Give back exactly the lines from the one with "Emit a Python" through the one with "500, 504, 510]", inclusive, without the images.

* * *

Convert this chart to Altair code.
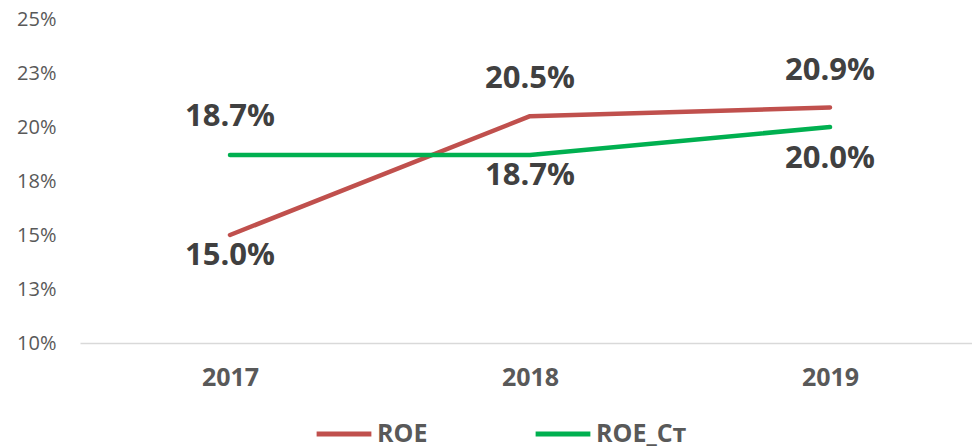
import altair as alt
import pandas as pd

years = [2017, 2018, 2019]
roe = [15.0, 20.5, 20.9]
roe_st = [18.7, 18.7, 20.0]
series_names = ["ROE", "ROE_Ст"]
series_colors = ["#C0504D", "#00B050"]
y_ticks = [10, 12.5, 15, 17.5, 20, 22.5, 25]

rows = []
for name, vals in zip(series_names, [roe, roe_st]):
    for yr, v in zip(years, vals):
        rows.append({"year": yr, "value": v, "series": name})
df = pd.DataFrame(rows)

# label vertical offsets (style, not data)
label_dy = {
    ("ROE", 2017): 21, ("ROE", 2018): -37, ("ROE", 2019): -37,
    ("ROE_Ст", 2017): -38, ("ROE_Ст", 2018): 21, ("ROE_Ст", 2019): 32,
}

FONT = "Open Sans"

x_enc = alt.X("year:Q",
              scale=alt.Scale(domain=[2016.5, 2019.4733], nice=False, zero=False),
              axis=alt.Axis(values=years, format="d", title=None, ticks=False, grid=False,
                            domainColor="#D9D9D9", domainWidth=1.5,
                            labelFont=FONT, labelFontSize=25, labelFontWeight="bold",
                            labelColor="#595959", labelPadding=22, labelFlush=False))
y_enc = alt.Y("value:Q",
              scale=alt.Scale(domain=[10, 25], nice=False, zero=False),
              axis=alt.Axis(values=y_ticks, labelExpr="format(datum.value, '.0f') + '%'",
                            title=None, ticks=False, grid=False, domain=False,
                            labelFont=FONT, labelFontSize=20, labelColor="#595959",
                            labelPadding=24))

lines = alt.Chart(df).mark_line(strokeWidth=4.5, strokeCap="round", strokeJoin="round").encode(
    x=x_enc, y=y_enc,
    color=alt.Color("series:N",
                    scale=alt.Scale(domain=series_names, range=series_colors),
                    legend=alt.Legend(title=None, orient="none", direction="horizontal",
                                      legendX=234, legendY=385,
                                      symbolType="stroke", symbolSize=3000, symbolStrokeWidth=5,
                                      labelFont=FONT, labelFontSize=25, labelFontWeight="bold",
                                      labelColor="#595959", labelOffset=3, columnPadding=97)),
)

layers = [lines]
for (s, yr), dy in label_dy.items():
    t = alt.Chart(df).transform_filter(
        (alt.datum.series == s) & (alt.datum.year == yr)
    ).transform_calculate(
        lbl="format(datum.value, '.1f') + '%'"
    ).mark_text(font=FONT, fontSize=31, fontWeight="bold", color="#404040",
                baseline="middle", align="center", dy=dy).encode(
        x=alt.X("year:Q"), y=alt.Y("value:Q"), text="lbl:N",
    )
    layers.append(t)

chart = alt.layer(*layers).properties(
    width=892, height=324,
    background="white",
    autosize=alt.AutoSizeParams(type="none"),
    padding={"left": 80, "top": 19, "right": 0, "bottom": 105},
).configure_view(strokeWidth=0, stroke=None)

chart.save("out.html", embed_options={"renderer": "svg", "actions": False})
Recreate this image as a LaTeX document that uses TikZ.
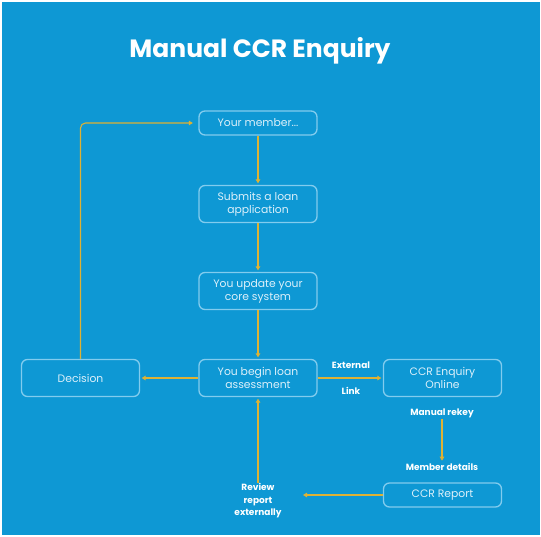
\documentclass[tikz,border=0pt]{standalone}
\usepackage{fontspec}
\setmainfont{Poppins}
\usetikzlibrary{arrows.meta}
\definecolor{bg}{RGB}{14,152,212}
\definecolor{edge}{RGB}{130,204,238}
\definecolor{boxtext}{RGB}{220,240,250}
\definecolor{gold}{RGB}{222,178,52}
\tikzset{
  stepbox/.style={draw=edge, line width=1.3pt, rounded corners=6pt, minimum width=118pt, align=center, text=boxtext, font=\fontsize{10.8}{12.8}\selectfont, inner sep=2pt},
  lbl/.style={text=white, font=\fontsize{9}{12.5}\selectfont\bfseries, align=center, inner sep=1pt},
  conn/.style={draw=gold, line width=1.1pt, -{Triangle[length=4pt,width=4.5pt]}, shorten >=1.5pt}
}
\begin{document}
\begin{tikzpicture}[x=1pt,y=-1pt]
\fill[white] (0,0) rectangle (541,536);
\fill[bg] (1.5,1.5) rectangle (539.5,534.5);
\node[text=white, font=\fontsize{25}{28}\selectfont\bfseries] (title) at (260,51) {Manual CCR Enquiry};

\node[stepbox, minimum height=24pt] (m) at (258,123) {Your member...};
\node[stepbox, minimum height=37pt] (s) at (258,204) {Submits a loan\\application};
\node[stepbox, minimum height=37pt] (u) at (258,291) {You update your\\core system};
\node[stepbox, minimum height=37pt] (b) at (258,378) {You begin loan\\assessment};
\node[stepbox, minimum height=37pt] (d) at (80.5,378) {Decision};
\node[stepbox, minimum height=37pt] (c) at (442.5,378) {CCR Enquiry\\Online};
\node[stepbox, minimum height=24pt] (r) at (442.5,495) {CCR Report};

\node[lbl] (ext) at (351,365) {External};
\node[lbl] (lnk) at (351,391) {Link};
\node[lbl] (mr) at (442,413) {Manual rekey};
\node[lbl] (md) at (442,467) {Member details};
\node[lbl] (rv) at (258,501) {Review\\report\\externally};
\coordinate (rvtip) at (303,495);

\draw[conn] (m) -- (s);
\draw[conn] (s) -- (u);
\draw[conn] (u) -- (b);
\draw[conn] (b) -- (d);
\draw[conn] (b) -- (c);
\draw[conn] (mr) -- (md);
\draw[conn, shorten >=0pt] (r.west) -- (rvtip);
\draw[conn] (rv) -- (b);
\draw[conn, rounded corners=5pt] (d.north) |- ([xshift=-4pt]m.west);
\end{tikzpicture}
\end{document}
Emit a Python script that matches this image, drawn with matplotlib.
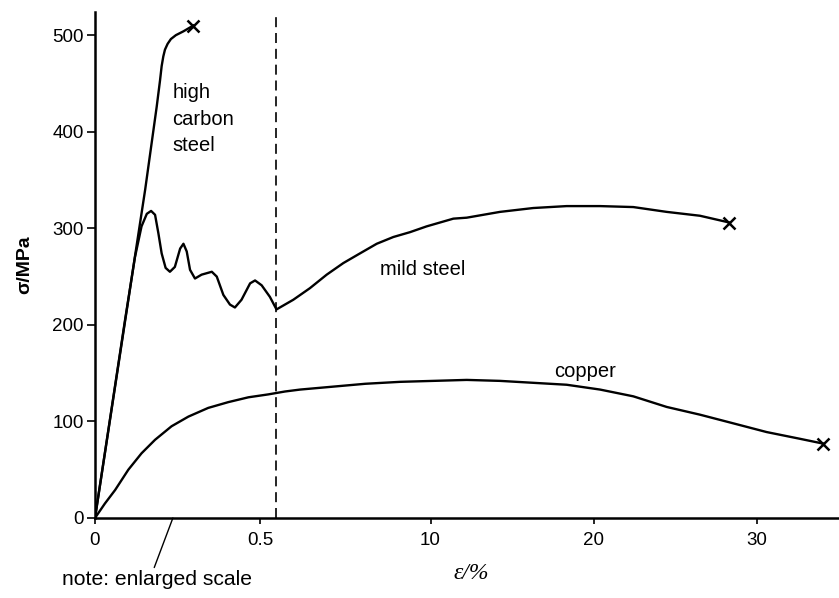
import numpy as np
import matplotlib
matplotlib.use("Agg")
import matplotlib.pyplot as plt

plt.rcParams['font.family'] = ['Liberation Sans', 'DejaVu Sans']

# strain (%) and stress (MPa)
hc_strain = [0, 0.152, 0.187, 0.197, 0.202, 0.207, 0.212, 0.22, 0.23, 0.245,
             0.268, 0.298]
hc_stress = [0, 340, 426, 453, 468, 478, 485, 491, 496, 500, 504, 510]

ms_strain = [0, 0.091, 0.121, 0.141, 0.157, 0.170, 0.182, 0.192, 0.202, 0.214,
             0.227, 0.242, 0.258, 0.268, 0.278, 0.288, 0.303, 0.323, 0.354,
             0.369, 0.389, 0.409, 0.424, 0.444, 0.470, 0.485, 0.505, 0.530,
             0.55, 1.58, 2.6, 3.63, 4.65, 5.67, 6.7, 7.72, 8.74, 9.76, 11.4,
             12.22, 14.26, 16.3, 18.35, 20.4, 22.44, 24.49, 26.53, 28.33]
ms_stress = [0, 205, 270, 302, 315, 318, 314, 295, 274, 259,
             255, 260, 279, 284, 276, 257, 248, 252, 255,
             250, 231, 221, 218, 226, 243, 246, 241, 229,
             216, 226, 238, 252, 264, 274, 284, 291, 296, 302, 310,
             311, 317, 321, 323, 323, 322, 317, 313, 306]

cu_strain = [0, 0.030, 0.061, 0.101, 0.141, 0.182, 0.232, 0.283, 0.343, 0.404,
             0.465, 0.525, 1.07, 2.0, 4.0, 6.0, 8.13, 10.17, 12.22, 14.26,
             16.3, 18.35, 20.4, 22.44, 24.49, 26.53, 28.58, 30.62, 32.67, 34.1]
cu_stress = [0, 15, 29, 50, 67, 81, 95, 105, 114, 120,
             125, 128, 131, 133, 136, 139, 141, 142, 143, 142,
             140, 138, 133, 126, 115, 107, 98, 89, 82, 77]

xticks = [0, 0.5, 10, 20, 30]
xtick_labels = ['0', '0.5', '10', '20', '30']
yticks = [0, 100, 200, 300, 400, 500]

BREAK = 0.55  # end of the enlarged part of the strain axis
K_LEFT = 330.0
K_RIGHT = 16.3


def fwd(x):
    x = np.asarray(x, dtype=float)
    return np.where(x <= BREAK, x * K_LEFT, BREAK * K_LEFT + (x - BREAK) * K_RIGHT)


def inv(u):
    u = np.asarray(u, dtype=float)
    return np.where(u <= BREAK * K_LEFT, u / K_LEFT, BREAK + (u - BREAK * K_LEFT) / K_RIGHT)


fig = plt.figure(figsize=(8.39, 5.98), dpi=100)
ax = fig.add_axes([95 / 839, 80 / 598, 744 / 839, 506 / 598])
ax.set_xscale('function', functions=(fwd, inv))
ax.set_xlim(0, 35.06)
ax.set_ylim(0, 524)

lw = 1.7
ax.plot(hc_strain, hc_stress, color='black', lw=lw, solid_joinstyle='round')
ax.plot(ms_strain, ms_stress, color='black', lw=lw, solid_joinstyle='round')
ax.plot(cu_strain, cu_stress, color='black', lw=lw, solid_joinstyle='round')

# fracture points
ax.plot(hc_strain[-1], hc_stress[-1], marker='x', color='black', ms=9, mew=1.8)
ax.plot(ms_strain[-1], ms_stress[-1], marker='x', color='black', ms=9, mew=1.8)
ax.plot(cu_strain[-1], cu_stress[-1], marker='x', color='black', ms=8, mew=1.8)

# scale change
ax.axvline(BREAK, color='black', lw=1.2, ls=(0, (6, 3.5)))

for s in ['top', 'right']:
    ax.spines[s].set_visible(False)
for s in ['left', 'bottom']:
    ax.spines[s].set_linewidth(1.8)

ax.set_xticks(xticks)
ax.set_xticklabels(xtick_labels)
ax.set_yticks(yticks)
ax.xaxis.set_minor_locator(matplotlib.ticker.NullLocator())
ax.tick_params(axis='x', direction='out', length=4, width=1.2, labelsize=13.5, pad=6)
ax.tick_params(axis='y', direction='out', length=6, width=1.2, labelsize=13.5, pad=2)

ax.set_ylabel('σ/MPa', fontsize=14, fontweight='bold', labelpad=14)
ax.set_xlabel('ε/%', fontsize=17, family=['Liberation Serif', 'DejaVu Serif'],
              style='italic')
ax.xaxis.set_label_coords((471 - 95) / 744, -(563 - 518) / 506)

ax.text(0.235, 450, 'high\ncarbon\nsteel', fontsize=14.5, va='top', ha='left',
        linespacing=1.5)
ax.text(6.9, 257, 'mild steel', fontsize=14.5, va='center', ha='left')
ax.text(17.6, 152, 'copper', fontsize=14.5, va='center', ha='left')

ax.annotate('note: enlarged scale', xy=(0.236, 0), xytext=(-0.1, -64),
            textcoords=('data', 'data'), fontsize=15.2, ha='left', va='center',
            annotation_clip=False,
            arrowprops=dict(arrowstyle='-', color='black', lw=1.0,
                            shrinkA=0, shrinkB=0,
                            relpos=(0.48, 1.0)))

fig.savefig('out.png', dpi=100)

* * *

● RESPONSE BELOW
Emit a Python script that matches this image, drawn with matplotlib.
import numpy as np
import matplotlib
matplotlib.use("Agg")
import matplotlib.pyplot as plt

plt.rcParams['font.family'] = ['Liberation Sans', 'DejaVu Sans']

# strain (%) and stress (MPa)
hc_strain = [0, 0.152, 0.187, 0.197, 0.202, 0.207, 0.212, 0.22, 0.23, 0.245,
             0.268, 0.298]
hc_stress = [0, 340, 426, 453, 468, 478, 485, 491, 496, 500, 504, 510]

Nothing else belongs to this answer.